The good news is that the HeckelYardley team includes quite a number of passages from hitherto difficult-to-find English versions of the Metz Epitome, the Itinerary of Alexander, the Heidelberg Epitome, and the Book of the Death of Alexander, all in new translations by the redoubtable Yardley. In addition they provide quotes from other sources, as well as from the five classic biographies, including those from Athanaeus, Cicero and so on. The bad news, from my perspective, begins with the fact that Heckel has chosen to include only representative quotes on each of his chosen topics and has omitted to add a list of the other source citations on those topics, which I think would have considerably increased the value of this book to scholars. Instead, he has clearly aimed this work at students.
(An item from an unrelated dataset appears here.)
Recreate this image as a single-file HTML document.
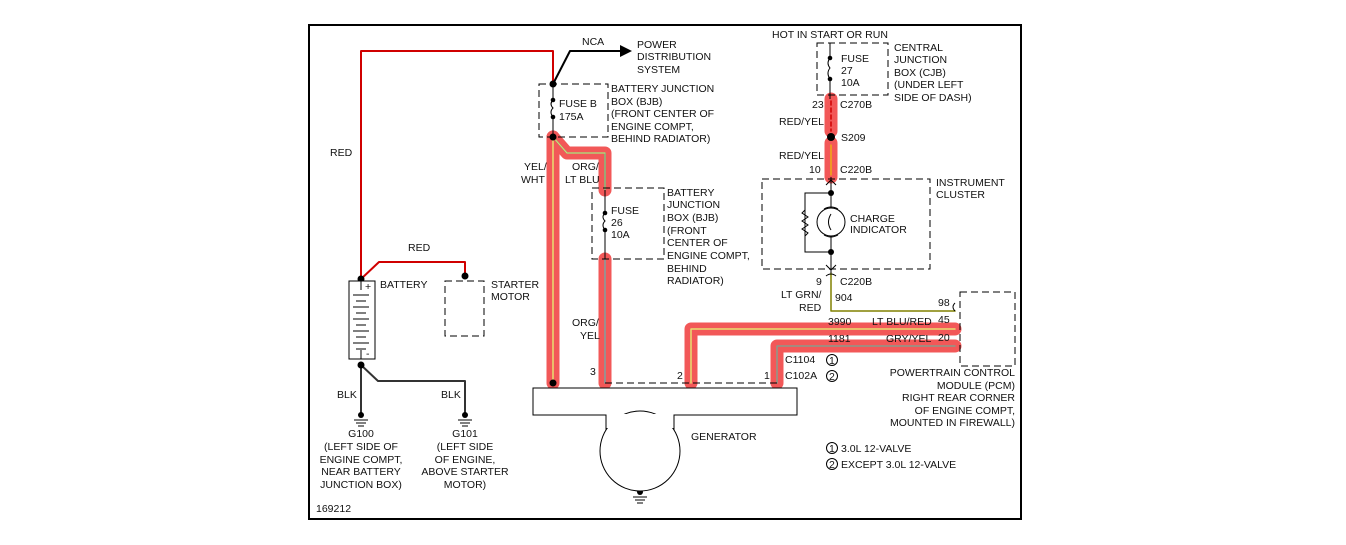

It is difficult to blame Heckel and Yardley for this decision, in view of the incredible amount of work they put into their 1997 Clarendon collaboration Justin: Epitome of the Philippic History of Pompeius Trogus, Vol. I, Books 11-12: Alexander the Great, only to find that it sold very few copies other than to libraries, in large part because the first printing was priced beyond the reach of any but dedicated scholars. With Sources in Translation's attractive price and broader appeal, they should finally see some decent income from their efforts - and that's a good thing, because, as a team, they have made some major contributions to modern Alexander scholarship and can be expected to make more in the near future.
But, for serious students of Alexander, part of the problem with this book is exactly that it is aimed at those who are less so. Heckel's explanatory snippets are brief, and thus highly-compressed, and therefor necessarily something short of comprehensive. His footnotes are sparing and early on I found a cross-reference in the introduction that pointed to a passage from the Metz that does not actually appear to have made it into the published book - which I take as evidence of poor proofreading on the part of Heckel's editors.
In sum, this is not the book I wish Heckel and Yardley had produced - one which would have collected only passages from sources other than the five mainstay biographies - and I don't think the book they did do is as useful to serious students of Alexander as that one would have been. At the same time, I think this book will be warmly welcomed by the undergraduate community - and I would be surprised if university-level classical history instructors are not inundated by term papers about Alexander (all of which will both be based on this book and parrot Heckel's explanations), from now until the end of time.